---------- Collected data ----------

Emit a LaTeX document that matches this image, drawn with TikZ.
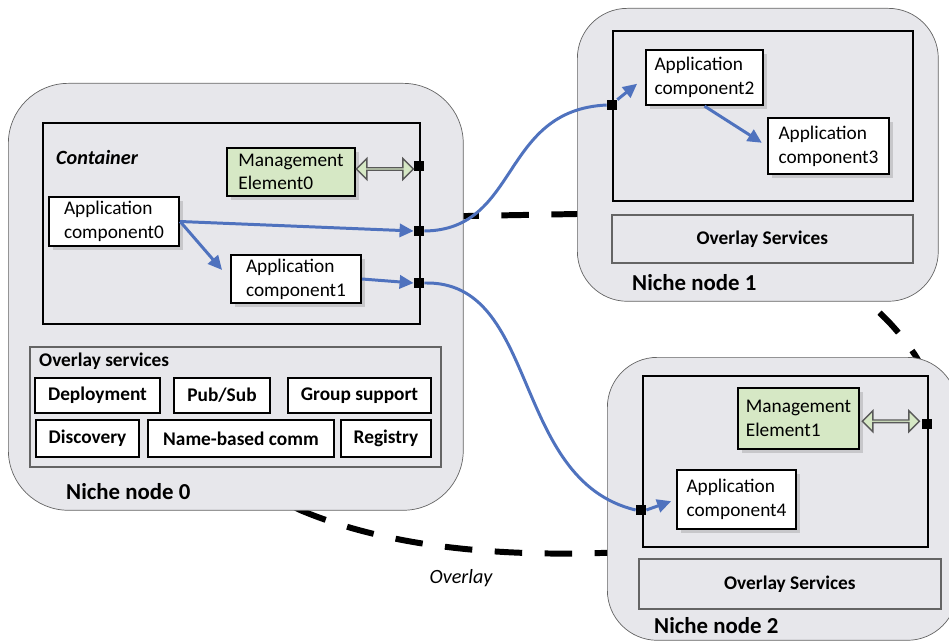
\documentclass[tikz,border=0pt]{standalone}
\usepackage{fontspec}
\setmainfont{Carlito}
\usetikzlibrary{shapes,arrows.meta,positioning,calc,shadows}

\definecolor{nichegray}{RGB}{231,231,235}
\definecolor{framegray}{RGB}{100,100,100}
\definecolor{mgmtgreen}{RGB}{214,232,197}
\definecolor{linkblue}{RGB}{79,114,190}

\begin{document}
\begin{tikzpicture}[
  x=0.02cm, y=-0.02cm,
  font=\fontsize{11}{13.5}\selectfont,
  niche/.style={rectangle, draw=framegray, fill=nichegray, rounded corners=1.2cm, anchor=north west, inner sep=0pt},
  cont/.style={rectangle, draw, line width=1.1pt, anchor=north west, inner sep=0pt},
  ovl/.style={rectangle, draw=framegray, line width=1pt, anchor=north west, inner sep=0pt, font=\fontsize{11}{13.5}\selectfont\bfseries},
  app/.style={rectangle, draw, line width=1.3pt, fill=white, align=left, inner sep=0pt, drop shadow={shadow xshift=2pt, shadow yshift=-2pt, opacity=0.3}},
  mgmt/.style={app, fill=mgmtgreen},
  svc/.style={rectangle, draw, line width=1.3pt, fill=white, inner sep=0pt, font=\fontsize{11}{13.5}\selectfont\bfseries},
  port/.style={rectangle, fill=black, minimum size=0.2cm, inner sep=0pt},
  wire/.style={line width=1.7pt, linkblue},
  link/.style={wire, -{Triangle[length=8pt,width=7.5pt]}},
  dblarrow/.style={double arrow, draw=black!65, line width=0.8pt, fill=mgmtgreen, minimum height=1.14cm, minimum width=0.42cm, double arrow head extend=0.1cm, inner sep=0pt},
  title/.style={anchor=west, font=\fontsize{13}{15}\selectfont\bfseries},
  overlayline/.style={dash pattern=on 0.55cm off 0.45cm, line width=3.4pt}
]
  \useasboundingbox (0,0) rectangle (949,642);

  % overlay ring, mostly hidden behind the niche nodes
  \draw[overlayline] (300,510) .. controls (390,548) and (500,556) .. (600,553)
    .. controls (800,550) and (960,420) .. (915,355)
    .. controls (895,325) and (870,300) .. (840,285)
    .. controls (750,230) and (650,213) .. (577,214)
    -- (467,216)
    .. controls (300,220) and (230,480) .. (300,510);
  \node[font=\fontsize{11.5}{13.5}\selectfont\itshape] (ovllbl) at (461,578) {Overlay};

  % niche node 0
  \node[niche, minimum width=9.1cm, minimum height=8.54cm] (niche0) at (8,83) {};
  \node[cont, minimum width=7.54cm, minimum height=4.02cm] (cont0) at (42,122) {};
  \node[anchor=west, font=\fontsize{11.5}{13.5}\selectfont\bfseries\itshape] (contlbl) at (50,157) {Container};
  \node[mgmt, minimum width=2.56cm, minimum height=0.96cm] (me0) at (291,172) {Management\\Element0};
  \node[app, minimum width=2.6cm, minimum height=0.98cm] (ac0) at (114,221.5) {Application\\component0};
  \node[app, minimum width=2.6cm, minimum height=0.96cm] (ac1) at (296,279) {Application\\component1};
  \node[port] (p0a) at (419,166) {};
  \node[port] (p0b) at (419,231) {};
  \node[port] (p0c) at (419,283) {};
  \node[dblarrow] (dbl0) at ($(me0.east)!0.5!(p0a.west)$) {};

  \node[ovl, minimum width=8.22cm, minimum height=2.4cm] (ovl0) at (29,346) {};
  \node[anchor=west, font=\fontsize{11}{13.5}\selectfont\bfseries] (ovl0lbl) at (33,361) {Overlay services};
  \node[svc, minimum width=2.5cm, minimum height=0.7cm] (deploy) at (97.5,395.5) {Deployment};
  \node[svc, minimum width=1.92cm, minimum height=0.7cm] (pubsub) at (222,395.5) {Pub/Sub};
  \node[svc, minimum width=2.86cm, minimum height=0.7cm] (group) at (359.5,395.5) {Group support};
  \node[svc, minimum width=2.06cm, minimum height=0.74cm] (discov) at (87.5,438.5) {Discovery};
  \node[svc, minimum width=3.72cm, minimum height=0.74cm] (namecomm) at (241,438.5) {Name-based comm};
  \node[svc, minimum width=1.8cm, minimum height=0.74cm] (registry) at (386,438.5) {Registry};
  \node[title] (n0lbl) at (60,492) {Niche node 0};

  % niche node 1
  \node[niche, rounded corners=1cm, minimum width=7.22cm, minimum height=5.86cm] (niche1) at (577,8) {};
  \node[cont, minimum width=6cm, minimum height=3.4cm] (cont1) at (612,30) {};
  \node[app, minimum width=2.34cm, minimum height=1.1cm] (ac2) at (704.5,77.5) {Application\\component2};
  \node[app, minimum width=2.42cm, minimum height=1.12cm] (ac3) at (828.5,146) {Application\\component3};
  \node[port] (p1) at (612,105) {};
  \node[ovl, minimum width=6.02cm, minimum height=0.96cm] (ovl1) at (611,214) {Overlay Services};
  \node[title] (n1lbl) at (626,283) {Niche node 1};

  % niche node 2
  \node[niche, rounded corners=1cm, minimum width=7cm, minimum height=5.66cm] (niche2) at (607,357) {};
  \node[cont, minimum width=5.7cm, minimum height=3.42cm] (cont2) at (642,375) {};
  \node[mgmt, minimum width=2.42cm, minimum height=1.22cm] (me1) at (798.5,418.5) {Management\\Element1};
  \node[app, minimum width=2.38cm, minimum height=1.18cm] (ac4) at (736.5,499.5) {Application\\component4};
  \node[port] (p2a) at (641,510) {};
  \node[port] (p2b) at (927,424) {};
  \node[dblarrow] (dbl1) at ($(me1.east)!0.5!(p2b.west)$) {};
  \node[ovl, minimum width=6.04cm, minimum height=1cm] (ovl2) at (638,558) {Overlay Services};
  \node[title] (n2lbl) at (648,626) {Niche node 2};

  % links
  \draw[link] (ac0.east) -- (p0b.west);
  \draw[link, shorten >=0.24cm] (ac0.east) -- (ac1.west);
  \draw[link] (ac1.east) -- (p0c.west);
  \draw[wire] (p0b.east) .. controls (520,230) and (500,110) .. (p1.west);
  \draw[link, shorten >=0.2cm] (p1.north east) -- (ac2.west);
  \draw[link, shorten >=0.12cm] (ac2.south) -- (ac3.west);
  \draw[wire] (p0c.east) .. controls (540,280) and (510,480) .. (p2a.west);
  \draw[link, shorten >=0.1cm] (p2a.east) -- (ac4.west);
\end{tikzpicture}
\end{document}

----------

■ **Exercise prompt**: Copy out the whole listing exactly, and don't carry over any pictures.

■ **Exercise response**:
Emit a LaTeX document that matches this image, drawn with TikZ.
\documentclass[tikz,border=0pt]{standalone}
\usepackage{fontspec}
\setmainfont{Carlito}
\usetikzlibrary{shapes,arrows.meta,positioning,calc,shadows}

\definecolor{nichegray}{RGB}{231,231,235}
\definecolor{framegray}{RGB}{100,100,100}
\definecolor{mgmtgreen}{RGB}{214,232,197}
\definecolor{linkblue}{RGB}{79,114,190}

\begin{document}
\begin{tikzpicture}[
  x=0.02cm, y=-0.02cm,
  font=\fontsize{11}{13.5}\selectfont,
  niche/.style={rectangle, draw=framegray, fill=nichegray, rounded corners=1.2cm, anchor=north west, inner sep=0pt},
  cont/.style={rectangle, draw, line width=1.1pt, anchor=north west, inner sep=0pt},
  ovl/.style={rectangle, draw=framegray, line width=1pt, anchor=north west, inner sep=0pt, font=\fontsize{11}{13.5}\selectfont\bfseries},
  app/.style={rectangle, draw, line width=1.3pt, fill=white, align=left, inner sep=0pt, drop shadow={shadow xshift=2pt, shadow yshift=-2pt, opacity=0.3}},
  mgmt/.style={app, fill=mgmtgreen},
  svc/.style={rectangle, draw, line width=1.3pt, fill=white, inner sep=0pt, font=\fontsize{11}{13.5}\selectfont\bfseries},
  port/.style={rectangle, fill=black, minimum size=0.2cm, inner sep=0pt},
  wire/.style={line width=1.7pt, linkblue},
  link/.style={wire, -{Triangle[length=8pt,width=7.5pt]}},
  dblarrow/.style={double arrow, draw=black!65, line width=0.8pt, fill=mgmtgreen, minimum height=1.14cm, minimum width=0.42cm, double arrow head extend=0.1cm, inner sep=0pt},
  title/.style={anchor=west, font=\fontsize{13}{15}\selectfont\bfseries},
  overlayline/.style={dash pattern=on 0.55cm off 0.45cm, line width=3.4pt}
]
  \useasboundingbox (0,0) rectangle (949,642);

  % overlay ring, mostly hidden behind the niche nodes
  \draw[overlayline] (300,510) .. controls (390,548) and (500,556) .. (600,553)
    .. controls (800,550) and (960,420) .. (915,355)
    .. controls (895,325) and (870,300) .. (840,285)
    .. controls (750,230) and (650,213) .. (577,214)
    -- (467,216)
    .. controls (300,220) and (230,480) .. (300,510);
  \node[font=\fontsize{11.5}{13.5}\selectfont\itshape] (ovllbl) at (461,578) {Overlay};

  % niche node 0
  \node[niche, minimum width=9.1cm, minimum height=8.54cm] (niche0) at (8,83) {};
  \node[cont, minimum width=7.54cm, minimum height=4.02cm] (cont0) at (42,122) {};
  \node[anchor=west, font=\fontsize{11.5}{13.5}\selectfont\bfseries\itshape] (contlbl) at (50,157) {Container};
  \node[mgmt, minimum width=2.56cm, minimum height=0.96cm] (me0) at (291,172) {Management\\Element0};
  \node[app, minimum width=2.6cm, minimum height=0.98cm] (ac0) at (114,221.5) {Application\\component0};
  \node[app, minimum width=2.6cm, minimum height=0.96cm] (ac1) at (296,279) {Application\\component1};
  \node[port] (p0a) at (419,166) {};
  \node[port] (p0b) at (419,231) {};
  \node[port] (p0c) at (419,283) {};
  \node[dblarrow] (dbl0) at ($(me0.east)!0.5!(p0a.west)$) {};

  \node[ovl, minimum width=8.22cm, minimum height=2.4cm] (ovl0) at (29,346) {};
  \node[anchor=west, font=\fontsize{11}{13.5}\selectfont\bfseries] (ovl0lbl) at (33,361) {Overlay services};
  \node[svc, minimum width=2.5cm, minimum height=0.7cm] (deploy) at (97.5,395.5) {Deployment};
  \node[svc, minimum width=1.92cm, minimum height=0.7cm] (pubsub) at (222,395.5) {Pub/Sub};
  \node[svc, minimum width=2.86cm, minimum height=0.7cm] (group) at (359.5,395.5) {Group support};
  \node[svc, minimum width=2.06cm, minimum height=0.74cm] (discov) at (87.5,438.5) {Discovery};
  \node[svc, minimum width=3.72cm, minimum height=0.74cm] (namecomm) at (241,438.5) {Name-based comm};
  \node[svc, minimum width=1.8cm, minimum height=0.74cm] (registry) at (386,438.5) {Registry};
  \node[title] (n0lbl) at (60,492) {Niche node 0};

  % niche node 1
  \node[niche, rounded corners=1cm, minimum width=7.22cm, minimum height=5.86cm] (niche1) at (577,8) {};
  \node[cont, minimum width=6cm, minimum height=3.4cm] (cont1) at (612,30) {};
  \node[app, minimum width=2.34cm, minimum height=1.1cm] (ac2) at (704.5,77.5) {Application\\component2};
  \node[app, minimum width=2.42cm, minimum height=1.12cm] (ac3) at (828.5,146) {Application\\component3};
  \node[port] (p1) at (612,105) {};
  \node[ovl, minimum width=6.02cm, minimum height=0.96cm] (ovl1) at (611,214) {Overlay Services};
  \node[title] (n1lbl) at (626,283) {Niche node 1};

  % niche node 2
  \node[niche, rounded corners=1cm, minimum width=7cm, minimum height=5.66cm] (niche2) at (607,357) {};
  \node[cont, minimum width=5.7cm, minimum height=3.42cm] (cont2) at (642,375) {};
  \node[mgmt, minimum width=2.42cm, minimum height=1.22cm] (me1) at (798.5,418.5) {Management\\Element1};
  \node[app, minimum width=2.38cm, minimum height=1.18cm] (ac4) at (736.5,499.5) {Application\\component4};
  \node[port] (p2a) at (641,510) {};
  \node[port] (p2b) at (927,424) {};
  \node[dblarrow] (dbl1) at ($(me1.east)!0.5!(p2b.west)$) {};
  \node[ovl, minimum width=6.04cm, minimum height=1cm] (ovl2) at (638,558) {Overlay Services};
  \node[title] (n2lbl) at (648,626) {Niche node 2};

  % links
  \draw[link] (ac0.east) -- (p0b.west);
  \draw[link, shorten >=0.24cm] (ac0.east) -- (ac1.west);
  \draw[link] (ac1.east) -- (p0c.west);
  \draw[wire] (p0b.east) .. controls (520,230) and (500,110) .. (p1.west);
  \draw[link, shorten >=0.2cm] (p1.north east) -- (ac2.west);
  \draw[link, shorten >=0.12cm] (ac2.south) -- (ac3.west);
  \draw[wire] (p0c.east) .. controls (540,280) and (510,480) .. (p2a.west);
  \draw[link, shorten >=0.1cm] (p2a.east) -- (ac4.west);
\end{tikzpicture}
\end{document}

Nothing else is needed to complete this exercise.